Gemma Bovery
"A plusieurs reprises, dans ce cahier, Gemma mentionne ses insomnies. Je l'imagine couchée là, comptant ses erreurs. Trois mauvais choix : mauvais mari, mauvaise maison, mauvais endroit.
Bien sûr, elle ne veut plus l'enfant de Charlie. L'image qui l'exaltait à Londres - le parfum des arbres en fleurs et les petits vêtements séchant au verger - est devenue insoutenable. Elle mourrait d'ennui enterrée en Normandie, et le bébé aussi, en grandissant.
Elle le sait, par les visites des enfants de Charlie. Leurs vacances sont sa hantise".
L'annonce de la sortie d'un film a été l'occasion d'emprunter ce roman graphique à la bibliothèque, d'autant plus qu'il se passe dans ma région et que j'habite la ville où est né Gustave Flaubert.
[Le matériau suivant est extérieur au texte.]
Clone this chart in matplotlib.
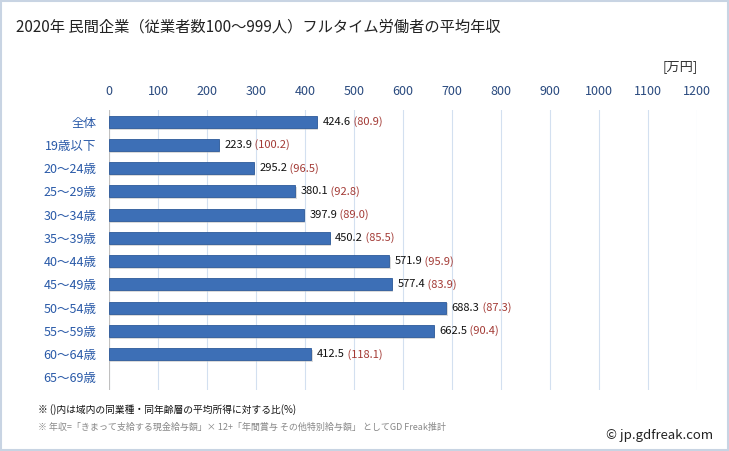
import numpy as np
import matplotlib.pyplot as plt
from matplotlib.patches import Rectangle

plt.rcParams['font.family'] = ['Noto Sans CJK JP', 'DejaVu Sans']

categories = ['全体', '19歳以下', '20～24歳', '25～29歳', '30～34歳', '35～39歳',
              '40～44歳', '45～49歳', '50～54歳', '55～59歳', '60～64歳', '65～69歳']
salary = [424.6, 223.9, 295.2, 380.1, 397.9, 450.2, 571.9, 577.4, 688.3, 662.5, 412.5, np.nan]
ratio = [80.9, 100.2, 96.5, 92.8, 89.0, 85.5, 95.9, 83.9, 87.3, 90.4, 118.1, np.nan]
xticks = list(range(0, 1201, 100))

fig = plt.figure(figsize=(7.29, 4.51), dpi=100)
fig.patches.append(Rectangle((0.002, 0.002), 0.996, 0.996, transform=fig.transFigure,
                             fill=False, edgecolor='#c8d4e3', linewidth=1.5))

ax = fig.add_axes([0.1495, 0.135, 0.8065, 0.621])
y = np.arange(len(categories))
# 影
ax.barh(y + 0.08, salary, height=0.52, left=3, color='#b8b8b8', alpha=0.5, zorder=2)
ax.barh(y, salary, height=0.52, color='#3d6fb6', edgecolor='#2d5a9a', linewidth=0.6, zorder=3)

for i in range(len(categories)):
    if np.isnan(salary[i]):
        continue
    t = ax.annotate('%.1f' % salary[i], (salary[i], i), xytext=(4, 0),
                    textcoords='offset points', va='center', ha='left',
                    fontsize=8, color='#111111')
    ax.annotate(' (%.1f)' % ratio[i], (1, 0.5), xycoords=t, va='center', ha='left',
                fontsize=8, color='#a33a35')

ax.set_xlim(0, 1200)
ax.set_ylim(11.55, -0.5)
ax.set_xticks(xticks)
ax.xaxis.tick_top()
ax.tick_params(axis='x', length=0, pad=9, labelsize=9, labelcolor='#2a4a7f')
ax.set_yticks(y)
ax.set_yticklabels(categories)
ax.tick_params(axis='y', length=0, pad=9, labelsize=9, labelcolor='#2a5aa8')
ax.grid(axis='x', color='#d3e0f0', linewidth=0.8, zorder=0)
ax.set_axisbelow(True)
for s in ax.spines.values():
    s.set_visible(False)
ax.axvline(0, color='#c0c0c0', linewidth=0.8, zorder=1)

fig.text(0.022, 0.94, '2020年 民間企業（従業者数100～999人）フルタイム労働者の平均年収',
         fontsize=11, color='#222222', va='center')
fig.text(0.957, 0.853, '[万円]', fontsize=9.5, color='#333333', ha='right', va='center')
fig.text(0.052, 0.093, '※ ()内は域内の同業種・同年齢層の平均所得に対する比(%)',
         fontsize=7, color='#111111', va='center')
fig.text(0.052, 0.053, '※ 年収=「きまって支給する現金給与額」× 12+「年間賞与 その他特別給与額」 としてGD Freak推計',
         fontsize=6.5, color='#888888', va='center')
fig.text(0.978, 0.035, '© jp.gdfreak.com', fontsize=9.5, color='#222222', ha='right', va='center')

fig.savefig('out.png', dpi=100)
Je crois que tout le monde sait que Posy Simmonds, illustratrice de renom, a eu l'idée de transposer l'histoire d'Emma Bovary de nos jours, égratignant au passage ses compatriotes qui achètent des maisons en France, et une petite bourgeoisie parisienne qui fantasme sur la vie "authentique" que l'on mène à la campagne.
Dans cette version, c'est Joubert, ex-parisien déçu de son travail dans l'édition et établi dans le village de Bailleville comme boulanger, qui raconte l'histoire, à travers les journaux tenus par Gemma. Pas de suspense puisque nous savons d'emblée qu'elle est enterrée depuis trois semaines. Il ne reste plus qu'à dérouler le fil des évènements. Joubert est obsédé par le roman de Flaubert et les coïncidences avec le couple d'anglais qui vient d'emménager à côté de sa maison sont troublantes. Le voilà qui se met en tête qu'elle va connaître le même destin qu'Emma. Il va se mêler de ce qui ne le regarde pas et précipiter exactement ce qu'il redoutait.
La transposition est amusante, on retrouve les ingrédients du roman initial, décalés, enrobés d'humour, emballement d'abord, puis l'ennui, l'arrivée d'un amant, d'un autre, Charlie qui ne voit rien, les dettes qui s'accumulent et le drame final. La chute du roman ne manque pas de sel, où l'on entrevoit que Joubert, ce malade obsédé par un personnage fictif, est loin de la guérison.
Posy Simmonds - Gemma Bovery - 106 pages
Denoël - 2000
Maintenant, le film. Je l'ai vu au milieu de ma lecture, ce qui n'a pas été perturbant, l'adaptation est sage et plutôt fidèle au roman graphique, avec les inévitables simplifications. La campagne normande est bien filmée, il pleut souvent, l'interprétation est impeccable, j'ai retrouvé avec plaisir Gemma Arterton déjà vue dans "Tamara Drewe" ; quant à Fabrice Lucchini, plutôt sobre, je l'ai trouvé assez crédible en boulanger bobo, davantage qu'Isabelle Huppert en fermière (ici). Elsa Zylberstein, en voisine riche et snob joue les fofolles avec une manifeste jubilation. A noter une légère différence à la fin du film, qui ne nuit en rien à l'ironie de la scène.